Second, the incident undermines the narrative that CPEC has brought stability and economic development to Balochistan. Local populations — including the academic community — are not experiencing CPEC's benefits; they are experiencing its security externalities. The kidnapping of a university official in Gwadar — the CPEC showcase city — is a direct rebuttal of the project's stability claims.
Third, the academic community's protest movement suggests that institutional legitimacy in Balochistan is eroding beyond the insurgent sphere. When university teachers across the province declare black days and plan coordinated rallies, the grievance is no longer confined to Baloch nationalist politics.
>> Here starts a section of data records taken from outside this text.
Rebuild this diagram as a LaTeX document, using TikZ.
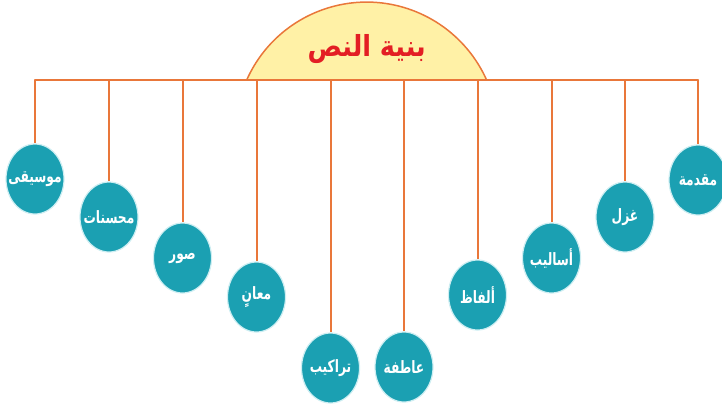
\documentclass[tikz,border=0pt]{standalone}
\usepackage{fontspec}
\usepackage{graphicx}
\usetikzlibrary{shapes.geometric}
\TeXXeTstate=1
\newfontfamily\arabicfont[Script=Arabic]{DejaVu Sans}
\definecolor{bubblefill}{HTML}{1BA0B2}
\definecolor{bubbleedge}{HTML}{CDEEF2}
\definecolor{linecol}{HTML}{E9773A}
\definecolor{domefill}{HTML}{FFF1A6}
\definecolor{titlered}{HTML}{E31E24}
\newcommand{\artxt}[1]{\makebox[40pt][c]{\scalebox{0.72}[1]{\beginR #1\endR}}}
\begin{document}
\begin{tikzpicture}[x=1pt,y=-1pt,
  bubble/.style={ellipse, fill=bubblefill, draw=bubbleedge, line width=1.2pt,
    minimum width=58pt, minimum height=70pt, inner sep=0pt, text=white,
    font=\arabicfont\bfseries\fontsize{17}{19}\selectfont},
  wire/.style={draw=linecol, line width=2pt},
  dome/.style={fill=domefill, draw=linecol, line width=1.5pt}]
\useasboundingbox (0,0) rectangle (722,407);
% dome
\draw[dome] (246.7,80) arc[start angle=-156, end angle=-24, radius=131.3] -- cycle;
\node[font=\arabicfont\bfseries\fontsize{29}{32}\selectfont, text=titlered] (title) at (366.7,49) {\scalebox{0.88}[1]{\beginR بنية النص\endR}};
% bar coordinates
\coordinate (b1) at (35,80);
\coordinate (b2) at (109,80);
\coordinate (b3) at (182.5,80);
\coordinate (b4) at (256.5,80);
\coordinate (b5) at (330.5,80);
\coordinate (b6) at (404,80);
\coordinate (b7) at (477.5,80);
\coordinate (b8) at (551.5,80);
\coordinate (b9) at (625,80);
\coordinate (b10) at (698,80);
\draw[wire, line cap=round] (b1) -- (b10);
% bubbles
\node[bubble] (n1) at (35,179) {\artxt{موسيقى}};
\node[bubble] (n2) at (109,217) {\artxt{محسنات}};
\node[bubble] (n3) at (182.5,258) {\artxt{صور}};
\node[bubble] (n4) at (256.5,297) {\artxt{معانٍ}};
\node[bubble] (n5) at (330.5,368) {\artxt{تراكيب}};
\node[bubble] (n6) at (404,367) {\artxt{عاطفة}};
\node[bubble] (n7) at (477.5,295) {\artxt{ألفاظ}};
\node[bubble] (n8) at (551.5,258) {\artxt{أساليب}};
\node[bubble] (n9) at (625,217) {\artxt{غزل}};
\node[bubble] (n10) at (698,180) {\artxt{مقدمة}};
% connectors
\foreach \i in {1,...,10} {\draw[wire] (b\i) -- (n\i.north);}
\end{tikzpicture}
\end{document}
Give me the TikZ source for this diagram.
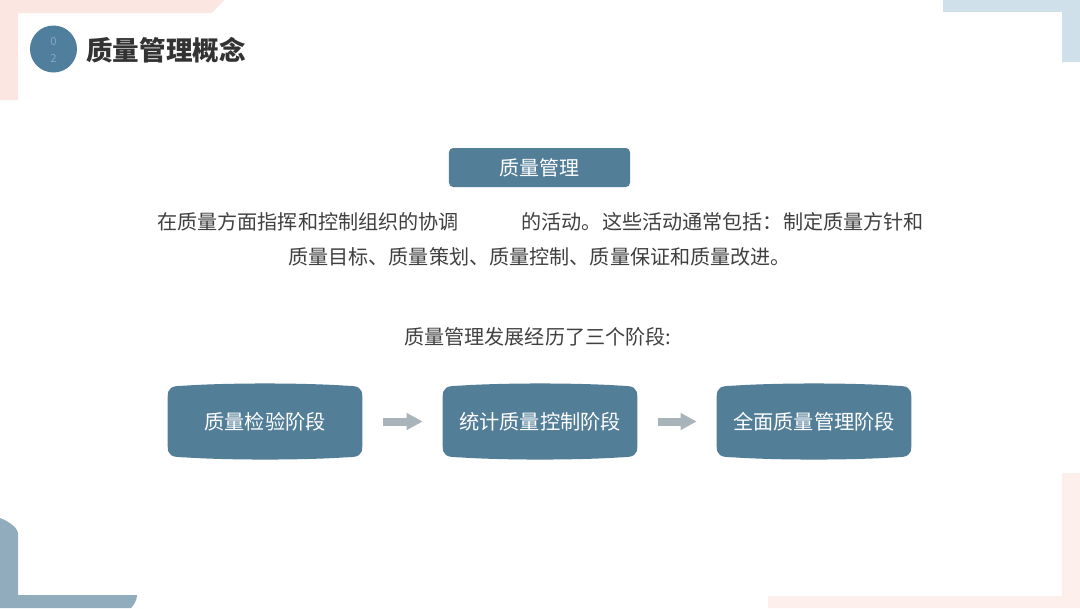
\documentclass[tikz,border=0pt]{standalone}
\usepackage{fontspec}
\setmainfont{Noto Sans CJK SC}
\usetikzlibrary{arrows.meta,backgrounds}
\definecolor{boxblue}{HTML}{537E97}
\definecolor{circblue}{HTML}{4F7F9C}
\definecolor{digitblue}{HTML}{86A8BE}
\definecolor{txtgrey}{HTML}{404040}
\definecolor{titlegrey}{HTML}{333333}
\definecolor{arrowgrey}{HTML}{A9B4BA}
\definecolor{pinkA}{HTML}{FBE6E2}
\definecolor{pinkB}{HTML}{FDEFEC}
\definecolor{blueA}{HTML}{D0E0EA}
\definecolor{blueB}{HTML}{91ACBD}
\tikzset{
  bodytext/.style={text=txtgrey, inner sep=0pt, font=\fontsize{14.3}{17}\selectfont},
  stagebox/.style={rectangle, inner sep=0pt, minimum width=4.85cm, minimum height=1.825cm,
    text=white, font=\fontsize{14.4}{17}\selectfont},
  headbox/.style={rectangle, rounded corners=3pt, fill=boxblue, inner sep=0pt,
    minimum width=4.525cm, minimum height=0.975cm, text=white, font=\fontsize{14.2}{17}\selectfont},
  stagearrow/.style={draw=arrowgrey, line width=0.2cm, -{Triangle[length=0.4cm,width=0.4cm]},
    shorten <=0.525cm, shorten >=0.5cm},
}
\newcommand\stageshape[1]{%
  \fill[boxblue] ([shift={(0,12)}]#1.north west)
    .. controls ([shift={(0,3)}]#1.north west) and ([shift={(4,1)}]#1.north west) .. ([shift={(16,1)}]#1.north west)
    .. controls ([shift={(60,-2)}]#1.north west) and ([shift={(-60,-2)}]#1.north east) .. ([shift={(-16,1)}]#1.north east)
    .. controls ([shift={(-4,1)}]#1.north east) and ([shift={(0,3)}]#1.north east) .. ([shift={(0,12)}]#1.north east)
    -- ([shift={(0,-12)}]#1.south east)
    .. controls ([shift={(0,-3)}]#1.south east) and ([shift={(-4,-1)}]#1.south east) .. ([shift={(-16,-1)}]#1.south east)
    .. controls ([shift={(-60,2)}]#1.south east) and ([shift={(60,2)}]#1.south west) .. ([shift={(16,-1)}]#1.south west)
    .. controls ([shift={(4,-1)}]#1.south west) and ([shift={(0,-3)}]#1.south west) .. ([shift={(0,-12)}]#1.south west)
    -- cycle;}
\begin{document}
\begin{tikzpicture}[x=0.025cm, y=-0.025cm]
\useasboundingbox (0,0) rectangle (1080,608);
\begin{scope}[on background layer]
\fill[white] (0,0) rectangle (1080,608);
% decorative corners
\fill[pinkA] (0,0) -- (224,0) -- (212,13) -- (18,13) -- (18,100) -- (0,100) -- cycle;
\fill[blueA] (943,0) -- (1080,0) -- (1080,62) -- (1062,62) -- (1062,12) -- (943,12) -- cycle;
\fill[blueB] (0,518) .. controls (10,522) and (18,528) .. (18,534) -- (18,595) -- (137,595)
  .. controls (137,600) and (134,605) .. (131,608) -- (0,608) -- cycle;
\fill[pinkB] (1062,473) -- (1080,473) -- (1080,608) -- (768,608) -- (768,596) -- (1062,596) -- cycle;
\end{scope}
% header
\node[circle, fill=circblue, minimum size=1.175cm, inner sep=0pt] (badge) at (53.5,49) {};
\node[text=digitblue, font=\fontsize{8}{8}\selectfont, inner sep=0pt] (d0) at (53.5,41) {0};
\node[text=digitblue, font=\fontsize{8}{8}\selectfont, inner sep=0pt] (d2) at (53.5,58) {2};
\node[anchor=west, inner sep=0pt, text=titlegrey, font=\fontsize{18.9}{22}\selectfont\bfseries] (title) at (86,50) {质量管理概念};
% heading box
\node[headbox] (qm) at (539.5,167.5) {质量管理};
\node[bodytext, anchor=west] (l1) at (157,222) {在质量方面指挥和控制组织的协调\hspace{44.6pt}的活动。这些活动通常包括：制定质量方针和};
\node[bodytext, anchor=west] (l2) at (288,257) {质量目标、质量策划、质量控制、质量保证和质量改进。};
\node[bodytext, anchor=west] (l3) at (404,337) {质量管理发展经历了三个阶段:};
% stages
\node[stagebox] (s1) at (265,421.5) {质量检验阶段};
\node[stagebox] (s2) at (540,421.5) {统计质量控制阶段};
\node[stagebox] (s3) at (814,421.5) {全面质量管理阶段};
\begin{scope}[on background layer]
  \stageshape{s1}
  \stageshape{s2}
  \stageshape{s3}
\end{scope}
\draw[stagearrow] (s1) -- (s2);
\draw[stagearrow] (s2) -- (s3);
\end{tikzpicture}
\end{document}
It reflects a broader erosion of state capacity that the federal government in Islamabad appears unable to address.
Open Questions
The immediate data point to watch is whether the Gwadar University officials are recovered and whether any group claims responsibility. A Baloch nationalist or sectarian claim would confirm the kidnapping-economy thesis and expose the limits of the Frontier Corps' intelligence network. Non-recovery within the coming week would deepen the institutional crisis and likely trigger further academic and civil society mobilisation.
The fiscal dimension remains the underlying constraint. Pakistan's compliance with IMF conditionality — including the Rs400 billion provincial revenue increase — will determine whether federal transfers to Balochistan are maintained, reduced, or restructured. Any reduction would further constrain the provincial security budget at precisely the moment when the Gwadar kidnapping has demonstrated its inadequacy. The observable data point is the IMF's next review cycle and whether Pakistan's federal-provincial fiscal negotiations produce the required revenue figures — or whether the programme itself comes under pressure, as it has repeatedly in previous cycles.